Beth Kowitt, in Fortune, explores food manufacturers’ race to find a sugar stand-in that ticks all the boxes: cheap, “natural” (i.e., plant-based), and actually tastes like sugar. Amid the science, stevia leaves, and sucralose, she takes a step back: if sugar is such a health hazard, why don’t we just… eat less sugar?

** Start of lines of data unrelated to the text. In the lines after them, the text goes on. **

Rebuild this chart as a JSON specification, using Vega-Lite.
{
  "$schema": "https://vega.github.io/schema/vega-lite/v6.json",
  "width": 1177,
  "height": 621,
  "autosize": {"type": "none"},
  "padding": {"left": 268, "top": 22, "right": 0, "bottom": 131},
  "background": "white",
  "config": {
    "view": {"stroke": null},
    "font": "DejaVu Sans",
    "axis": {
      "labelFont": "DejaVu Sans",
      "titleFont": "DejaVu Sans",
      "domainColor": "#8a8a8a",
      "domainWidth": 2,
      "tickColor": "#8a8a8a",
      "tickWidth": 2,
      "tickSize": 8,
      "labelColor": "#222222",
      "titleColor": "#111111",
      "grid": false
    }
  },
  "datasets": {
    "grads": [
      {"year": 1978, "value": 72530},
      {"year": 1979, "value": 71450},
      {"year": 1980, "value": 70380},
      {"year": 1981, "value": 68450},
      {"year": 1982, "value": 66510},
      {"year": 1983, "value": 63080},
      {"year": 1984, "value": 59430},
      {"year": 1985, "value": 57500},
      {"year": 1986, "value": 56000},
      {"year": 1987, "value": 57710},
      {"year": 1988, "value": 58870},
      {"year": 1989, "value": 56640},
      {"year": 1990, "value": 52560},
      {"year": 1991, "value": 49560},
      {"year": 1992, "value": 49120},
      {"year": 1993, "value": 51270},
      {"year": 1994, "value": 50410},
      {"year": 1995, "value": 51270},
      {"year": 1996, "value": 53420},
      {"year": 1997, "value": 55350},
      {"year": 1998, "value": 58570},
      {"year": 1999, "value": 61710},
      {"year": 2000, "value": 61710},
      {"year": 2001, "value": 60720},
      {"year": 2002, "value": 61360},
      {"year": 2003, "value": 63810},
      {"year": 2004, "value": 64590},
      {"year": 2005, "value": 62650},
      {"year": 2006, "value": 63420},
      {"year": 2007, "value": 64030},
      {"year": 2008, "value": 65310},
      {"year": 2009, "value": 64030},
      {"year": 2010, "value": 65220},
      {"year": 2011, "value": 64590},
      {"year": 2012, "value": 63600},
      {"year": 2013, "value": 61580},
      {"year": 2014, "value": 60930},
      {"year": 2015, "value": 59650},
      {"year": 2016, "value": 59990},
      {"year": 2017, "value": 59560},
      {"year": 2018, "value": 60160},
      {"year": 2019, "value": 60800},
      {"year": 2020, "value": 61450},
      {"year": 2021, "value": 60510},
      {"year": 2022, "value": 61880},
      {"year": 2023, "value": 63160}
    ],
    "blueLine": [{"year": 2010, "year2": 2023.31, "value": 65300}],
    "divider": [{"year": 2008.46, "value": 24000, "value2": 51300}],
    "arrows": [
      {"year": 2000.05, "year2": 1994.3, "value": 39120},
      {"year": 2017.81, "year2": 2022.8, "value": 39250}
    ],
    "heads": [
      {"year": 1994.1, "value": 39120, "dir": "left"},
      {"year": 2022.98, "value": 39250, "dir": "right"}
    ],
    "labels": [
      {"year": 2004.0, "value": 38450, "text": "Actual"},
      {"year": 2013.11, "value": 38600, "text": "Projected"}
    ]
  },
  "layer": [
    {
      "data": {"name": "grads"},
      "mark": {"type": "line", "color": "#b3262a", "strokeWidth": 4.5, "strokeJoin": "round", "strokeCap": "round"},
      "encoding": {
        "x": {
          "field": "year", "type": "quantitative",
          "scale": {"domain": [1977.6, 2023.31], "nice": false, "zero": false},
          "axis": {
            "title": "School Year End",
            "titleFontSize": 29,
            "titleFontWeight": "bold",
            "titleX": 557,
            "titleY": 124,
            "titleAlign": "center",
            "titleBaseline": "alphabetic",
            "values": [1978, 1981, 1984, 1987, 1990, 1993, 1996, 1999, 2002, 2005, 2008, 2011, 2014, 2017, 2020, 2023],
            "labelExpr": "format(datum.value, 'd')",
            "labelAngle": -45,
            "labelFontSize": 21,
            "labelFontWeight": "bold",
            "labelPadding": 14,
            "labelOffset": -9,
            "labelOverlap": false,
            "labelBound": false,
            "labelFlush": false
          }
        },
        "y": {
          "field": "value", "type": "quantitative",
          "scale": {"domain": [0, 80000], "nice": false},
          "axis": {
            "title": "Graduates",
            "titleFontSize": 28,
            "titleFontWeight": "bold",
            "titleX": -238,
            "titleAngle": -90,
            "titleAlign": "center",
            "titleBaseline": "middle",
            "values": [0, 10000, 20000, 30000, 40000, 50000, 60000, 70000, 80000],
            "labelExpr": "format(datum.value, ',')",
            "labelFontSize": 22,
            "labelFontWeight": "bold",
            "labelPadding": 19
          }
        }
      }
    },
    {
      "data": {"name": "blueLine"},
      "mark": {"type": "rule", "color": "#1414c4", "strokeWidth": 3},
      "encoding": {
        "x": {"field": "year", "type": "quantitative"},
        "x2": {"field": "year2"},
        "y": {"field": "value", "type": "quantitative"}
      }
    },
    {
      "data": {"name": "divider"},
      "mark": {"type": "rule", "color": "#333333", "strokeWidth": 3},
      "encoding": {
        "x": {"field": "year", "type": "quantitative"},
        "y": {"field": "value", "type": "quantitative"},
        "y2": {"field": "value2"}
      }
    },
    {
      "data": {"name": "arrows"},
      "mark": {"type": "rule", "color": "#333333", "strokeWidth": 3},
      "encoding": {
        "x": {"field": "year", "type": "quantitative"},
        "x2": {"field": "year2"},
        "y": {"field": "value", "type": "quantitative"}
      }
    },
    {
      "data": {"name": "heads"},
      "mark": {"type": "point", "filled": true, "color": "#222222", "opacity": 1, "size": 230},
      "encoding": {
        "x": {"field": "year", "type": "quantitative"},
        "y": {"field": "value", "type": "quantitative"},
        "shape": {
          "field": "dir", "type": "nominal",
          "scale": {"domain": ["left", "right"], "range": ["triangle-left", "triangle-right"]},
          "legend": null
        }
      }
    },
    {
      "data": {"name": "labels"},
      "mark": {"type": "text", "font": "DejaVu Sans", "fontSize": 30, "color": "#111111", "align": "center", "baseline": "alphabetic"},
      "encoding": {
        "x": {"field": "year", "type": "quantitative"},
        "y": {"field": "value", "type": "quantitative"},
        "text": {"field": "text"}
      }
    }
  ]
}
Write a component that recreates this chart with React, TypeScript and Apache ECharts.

There seems to be an obvious solution to all of this that would be much easier for everyone: Why not just eat less sugar? “As we move away from sugar, we are facing this dilemma that nothing tastes like sugar,” says consultant Woo. We know, after all, that our expectations are not set by nature. In the U.S. products tend to be sweeter than in Europe. For example, a liter-size bottle of American Dr Pepper has 108 grams of sugar, vs. about 73 grams for the U.K. equivalent. Why not just drop the threshold in the U.S. market too?
Several of the big food and beverage manufacturers have pursued this path, vowing to cut sugar in their products. Coca-Cola says it has already reduced it in more than 200 of its sodas. For its part, PepsiCo has committed that by 2025, at least two-thirds of its volume will have 100 calories or fewer per 12 ounces. (A can of Pepsi has 150 calories, for example.) General Mills has begun slashing sugar in its cereals and yogurt. Nestlé and Dr Pepper Snapple have made pledges of their own.
The challenge stems in large part from what the rest of the market is doing. “They’re afraid that consumers will taste 20% lower sweetness and go to a competitor,” says DuBois. Paul Bakus, Nestlé’s president of corporate affairs, told me that the company has to walk a narrow line between being nutritionally superior to the rest of the market and not sacrificing taste. “We want to reduce sugar where possible as long as we don’t put ourselves at a competitive disadvantage,” he says. “How do you compete if your competitors aren’t following the process or rules or guidelines?”